13А жизнь течет по руслу, как река, / Течет печально и неторопливо, / Чтоб пустоту наполнить пустотой. (Пер. В. Топорова.)

14По-английски стихотворение называется Stopping by Woods on a Snowy Evening. Американский поэт Эдвин Арлингтон Робинсон считал его последнюю строфу лучшим из написанного в современной поэзии, вырезал ее на деревянной панели и повесил над своей кроватью. Последние строки стихотворения охотно цитировал в своих предвыборных речах Джон Кеннеди: “But I have promises to keep, / And miles to go before I sleep”, и через какое-то время стихотворение в США банализировалось до обязательной школьной литературы. Может быть, поэтому – из-за всеобщей популярности – последнюю строфу стихотворения в фильме ≪Смертестойкий≫ (Death Proof) неожиданно использует Квентин Тарантино. Другое стихотворение Фроста, ≪Неизбранная дорога≫, что еще смешнее, по-итальянски (!) читает Роберто Бениньи в фильме Джима Джармуша ≪Вне закона≫: эпизод начинается с вопроса Бениньи: ≪Зак, тебе нравится Роберт Фрост?≫ После пары строк стихотворения Бениньи добавляет: ≪Он был очень циничный человек, Роберт Фрост≫. (К сожалению, эта сноска есть и остается единственным легким местом в статье.)

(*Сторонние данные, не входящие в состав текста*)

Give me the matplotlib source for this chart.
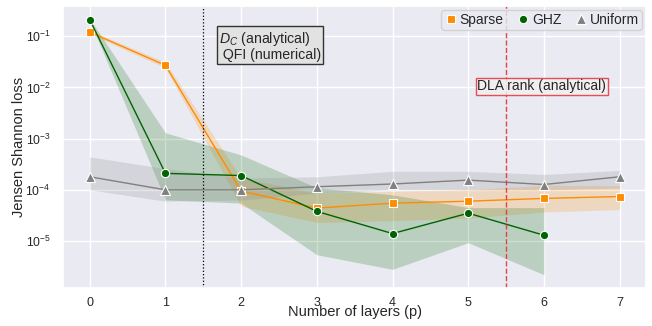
import numpy as np
import matplotlib.pyplot as plt
import seaborn as sns

sns.set_theme(style="darkgrid")
plt.rcParams['font.family'] = ['Liberation Sans', 'DejaVu Sans']
plt.rcParams['mathtext.fontset'] = 'custom'
plt.rcParams['mathtext.rm'] = 'Liberation Sans'
plt.rcParams['mathtext.it'] = 'Liberation Sans:italic'

layers = [0, 1, 2, 3, 4, 5, 6, 7]
layers_ghz = [0, 1, 2, 3, 4, 5, 6]

sparse_mean = [0.12, 0.027, 9.5e-5, 4.4e-5, 5.5e-5, 6.0e-5, 6.8e-5, 7.4e-5]
sparse_lo = [0.11, 0.024, 4.8e-5, 2.3e-5, 2.5e-5, 2.8e-5, 3.7e-5, 4.1e-5]
sparse_hi = [0.13, 0.031, 1.7e-4, 8.6e-5, 9.4e-5, 1.0e-4, 1.23e-4, 1.2e-4]

ghz_mean = [0.21, 2.1e-4, 1.9e-4, 3.8e-5, 1.4e-5, 3.5e-5, 1.3e-5]
ghz_lo = [0.2, 6.4e-5, 5.5e-5, 5.4e-6, 2.8e-6, 9.3e-6, 2.2e-6]
ghz_hi = [0.22, 1.3e-3, 4.8e-4, 1.1e-4, 8e-5, 4.5e-5, 4.5e-5]

uniform_mean = [1.8e-4, 1.0e-4, 1.0e-4, 1.15e-4, 1.3e-4, 1.55e-4, 1.27e-4, 1.8e-4]
uniform_lo = [1.0e-4, 6.0e-5, 6.3e-5, 8.6e-5, 1.0e-4, 1.0e-4, 1.0e-4, 1.08e-4]
uniform_hi = [4.4e-4, 2.6e-4, 1.7e-4, 1.8e-4, 2.3e-4, 2.3e-4, 2.0e-4, 2.4e-4]

fig, ax = plt.subplots(figsize=(6.52, 3.26), dpi=100)
fig.subplots_adjust(left=0.097, right=0.991, top=0.982, bottom=0.118)

series = [
    ("Sparse", layers, sparse_mean, sparse_lo, sparse_hi, "darkorange", "s"),
    ("GHZ", layers_ghz, ghz_mean, ghz_lo, ghz_hi, "darkgreen", "o"),
    ("Uniform", layers, uniform_mean, uniform_lo, uniform_hi, "gray", "^"),
]
for name, xs, mean, lo, hi, color, marker in series:
    ax.fill_between(xs, lo, hi, color=color, alpha=0.2, linewidth=0)
    ax.plot(xs, mean, color=color, lw=1.0)
    ax.plot(xs, mean, color=color, marker=marker, ls="none", ms=7.5 if marker == "^" else 6,
            markeredgecolor="white", markeredgewidth=0.8, label=name)

ax.set_yscale("log")
ax.set_xticks(layers)
ax.tick_params(axis="x", labelsize=9, pad=1)
ax.tick_params(axis="y", labelsize=8.8, pad=3)
ax.set_xlabel("Number of layers (p)", fontsize=10.5)
ax.set_ylabel("Jensen Shannon loss", fontsize=10.5)
ax.xaxis.set_label_coords(0.5, -0.062)
ax.yaxis.set_label_coords(-0.064, 0.5)

ax.axvline(1.5, color="black", ls=":", lw=0.9)
ax.axvline(5.5, color="#e8303a", ls="--", lw=1.0, alpha=0.9)

ax.text(1.71, 0.135, "$D_C$ (analytical)\n QFI (numerical)", fontsize=10.2,
        va="top", ha="left", linespacing=1.05,
        bbox=dict(boxstyle="square,pad=0.12", facecolor="#e2e2e2", edgecolor="#333333"))
ax.text(5.12, 0.0105, "DLA rank (analytical)", fontsize=10, va="center", ha="left",
        bbox=dict(boxstyle="square,pad=0.12", facecolor="#f0f0f0", edgecolor="#e8303a", alpha=0.85))

ax.legend(loc="upper right", ncol=3, fontsize=10, handletextpad=0.15, columnspacing=0.9,
          borderpad=0.2, handlelength=1.0, borderaxespad=0.3)

fig.savefig("out.png")
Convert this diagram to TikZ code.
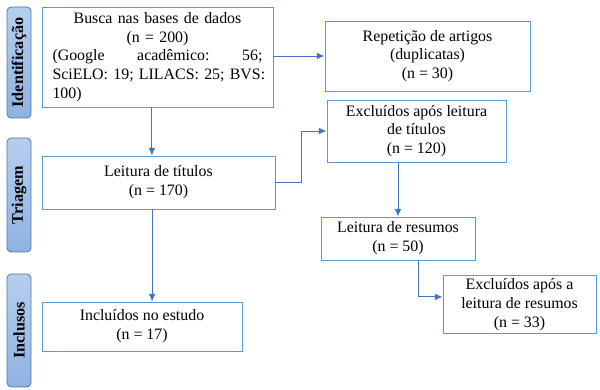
\documentclass[tikz,border=0pt]{standalone}
\usepackage{fontspec}
\setmainfont{Liberation Serif}
\usetikzlibrary{arrows.meta,calc}
\definecolor{boxblue}{RGB}{91,155,213}
\definecolor{arrowblue}{RGB}{68,114,196}
\definecolor{stagetop}{RGB}{183,206,238}
\definecolor{stagebot}{RGB}{142,178,226}
\begin{document}
\begin{tikzpicture}[
  stepbox/.style = {
    draw = boxblue,
    line width = 0.7pt,
    fill = white,
    align = center,
    inner sep = 2pt,
    font = \fontsize{11.3}{13.3}\selectfont,
  },
  stage/.style = {
    draw = boxblue!80!black,
    line width = 0.6pt,
    rounded corners = 3pt,
    top color = stagetop,
    bottom color = stagebot,
    rotate = 90,
    minimum height = 0.6cm,
    inner sep = 1pt,
    font = \fontsize{11.5}{13}\selectfont\bfseries,
  },
  link/.style = {
    draw = arrowblue,
    line width = 0.7pt,
    -{Latex[length=1.9mm,width=1.7mm]},
  },
]
\useasboundingbox (0,0) rectangle (15,9.75);

% fases
\node[stage, minimum width=2.775cm] (ident) at (0.475,8.1875) {Identificação};
\node[stage, minimum width=2.85cm] (triag) at (0.475,4.875) {Triagem};
\node[stage, minimum width=2.825cm] (inclu) at (0.475,1.4875) {Inclusos};

% caixas
\node[stepbox, minimum width=5.775cm, minimum height=2.5cm, text width=5.25cm, align=left] (busca) at (3.9375,8.325)
  {\makebox[\linewidth][c]{Busca nas bases de dados}\\
   \makebox[\linewidth][c]{(n = 200)}\\
   \makebox[\linewidth][l]{(Google\hfill acadêmico:\hfill 56;}\\
   \makebox[\linewidth][l]{SciELO: 19; LILACS: 25; BVS:}\\
   100)};
\node[stepbox, minimum width=5.125cm, minimum height=1.75cm] (repet) at (10.6875,8.35)
  {Repetição de artigos\\ (duplicatas)\\ (n = 30)};
\node[stepbox, minimum width=4.475cm, minimum height=1.55cm] (exctit) at (10.4125,6.475)
  {Excluídos após leitura\\ de títulos\\ (n = 120)};
\node[stepbox, minimum width=5.825cm, minimum height=1.325cm] (leittit) at (3.9625,5.1875)
  {Leitura de títulos\\ (n = 170)};
\node[stepbox, minimum width=3.85cm, minimum height=1.075cm] (leitres) at (9.95,3.7875)
  {Leitura de resumos\\ (n = 50)};
\node[stepbox, minimum width=3.825cm, minimum height=1.425cm] (excres) at (12.9875,2.1375)
  {Excluídos após a\\ leitura de resumos\\ (n = 33)};
\node[stepbox, minimum width=5cm, minimum height=1.225cm] (incl) at (3.55,1.5875)
  {Incluídos no estudo\\ (n = 17)};

% setas
\draw[link] (busca.east |- repet.west) -- (repet.west);
\draw[link] ([xshift=-0.14cm]busca.south) -- ([xshift=-0.14cm]busca.south |- leittit.north);
\draw[link] (leittit.east) -- ++(0.65,0) |- (exctit.west);
\draw[link] (exctit.south -| leitres.north) -- (leitres.north);
\draw[link] ([xshift=0.5cm]leitres.south) |- ([yshift=0.19cm]excres.west);
\draw[link] ([xshift=-0.16cm]leittit.south) -- ([xshift=-0.16cm]leittit.south |- incl.north);
\end{tikzpicture}
\end{document}
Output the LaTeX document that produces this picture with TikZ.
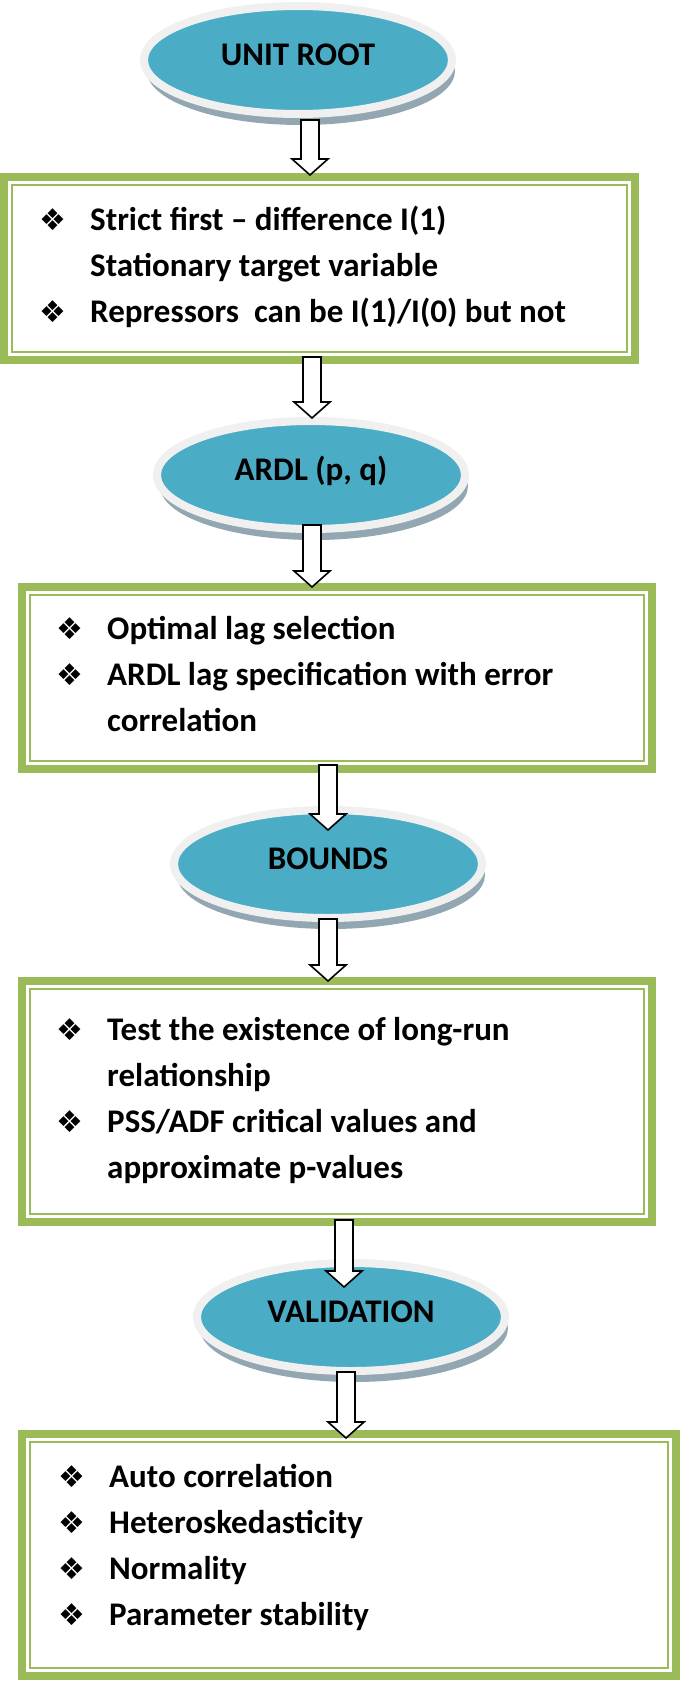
\documentclass[tikz,border=0pt]{standalone}
\usepackage{fontspec}
\setmainfont{Carlito}
\newfontfamily\dingfont{DejaVu Sans}
\usetikzlibrary{shapes.geometric,shadows,calc}
\definecolor{stageblue}{RGB}{75,172,198}
\definecolor{framegreen}{RGB}{155,187,89}
\definecolor{rimgray}{RGB}{240,240,240}
\definecolor{shadegray}{RGB}{146,167,177}
\newcommand{\diabul}{\makebox[51pt][l]{\dingfont\fontsize{30}{30}\selectfont ❖}}

\begin{document}
\begin{tikzpicture}[x=1pt,y=-1pt,
	stage/.style={ellipse, fill=stageblue, draw=rimgray, line width=8pt, minimum width=308pt, minimum height=108pt, inner sep=0pt, outer sep=0pt, text height=21pt, text depth=11pt, font=\fontsize{33}{40}\selectfont\bfseries, drop shadow={shadow xshift=3pt, shadow yshift=-11pt, fill=shadegray, opacity=1}},
	frame/.style={rectangle, draw=framegreen, line width=8pt, inner sep=0pt, outer sep=0pt},
	inframe/.style={draw=framegreen, line width=2.5pt},
	items/.style={anchor=base west, inner sep=0pt, font=\fontsize{33}{46}\selectfont\bfseries},
	blockarrow/.style={draw=black, fill=white, line width=1.6pt, line join=miter,
		to path={let \p1=(\tikztostart), \p2=(\tikztotarget) in (\x1-9pt,\y1) -- (\x1-9pt,\y2+16pt) -- (\x1-18pt,\y2+16pt) -- (\x1,\y2) -- (\x1+18pt,\y2+16pt) -- (\x1+9pt,\y2+16pt) -- (\x1+9pt,\y1) -- cycle}}]
	\useasboundingbox (0,0) rectangle (685,1681);

	%boxes
	\node[frame, minimum width=631pt, minimum height=183pt] (box1) at (319.5,268.5) {};
	\node[frame, minimum width=630pt, minimum height=182pt] (box2) at (337,678) {};
	\node[frame, minimum width=630pt, minimum height=241pt] (box3) at (337,1101.5) {};
	\node[frame, minimum width=654pt, minimum height=242pt] (box4) at (349,1555) {};
	\foreach \b in {box1, box2, box3, box4}{
		\draw[inframe] ([shift={(8,8)}]\b.north west) rectangle ([shift={(-8,-8)}]\b.south east);
	}

	\node[items] (list1) at (39,230) {\begin{tabular}[t]{@{}l@{}l@{}}
		\diabul & Strict first – difference I(1)\\
		 & Stationary target variable\\
		\diabul & Repressors\ \ can be I(1)/I(0) but not
	\end{tabular}};
	\node[items] (list2) at (56,639) {\begin{tabular}[t]{@{}l@{}l@{}}
		\diabul & Optimal lag selection\\
		\diabul & ARDL lag specification with error\\
		 & correlation
	\end{tabular}};
	\node[items] (list3) at (56,1040) {\begin{tabular}[t]{@{}l@{}l@{}}
		\diabul & Test the existence of long-run\\
		 & relationship\\
		\diabul & PSS/ADF critical values and\\
		 & approximate p-values
	\end{tabular}};
	\node[items] (list4) at (58,1487) {\begin{tabular}[t]{@{}l@{}l@{}}
		\diabul & Auto correlation\\
		\diabul & Heteroskedasticity\\
		\diabul & Normality\\
		\diabul & Parameter stability
	\end{tabular}};

	%stages
	\node[stage] (unit) at (298,60) {UNIT ROOT};
	\node[stage] (ardl) at (311,475) {ARDL (p, q)};
	\node[stage] (bounds) at (328,864) {BOUNDS};
	\node[stage] (valid) at (351,1317) {VALIDATION};

	%arrows
	\foreach \from/\to/\dx/\dya/\dyb in {unit.south/box1.north/12/-6/2, box1.south/ardl.north/-7.5/3/3,
		ardl.south/box2.north/1/4/0, box2.south/bounds.north/-9/4/-20, bounds.south/box3.north/0/-1/0,
		box3.south/valid.north/7/2/-24, valid.south/box4.north/-5/-1/-4}{
		\draw[blockarrow] ([xshift=\dx pt,yshift=\dya pt]\from) to ([yshift=\dyb pt]\to);
	}
\end{tikzpicture}
\end{document}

15Прекрасен лес, дремуч, глубок, / Но должен я вернуться в срок, / И путь до дома еще далек, / И путь до дома еще далек. (Пер. О. Чухонцева.)

16Бродский. Книга интервью. М.: Захаров, 2005. С. 578.

17См. воспоминания Франклина Рива, американского писателя, сопровождавшего Фроста в его поездке в СССР. Иностранная литература, 2000, № 5.

18Катаев В. Святой колодец; Катаев В. Алмазный мой венец: Повести. М.: Советский писатель, 1981. С. 323.

19Но вернусь я, поверьте, / Если что не по мне, / После жизни и смерти / Умудренный вдвойне. (Пер. Р. Дубровкина.)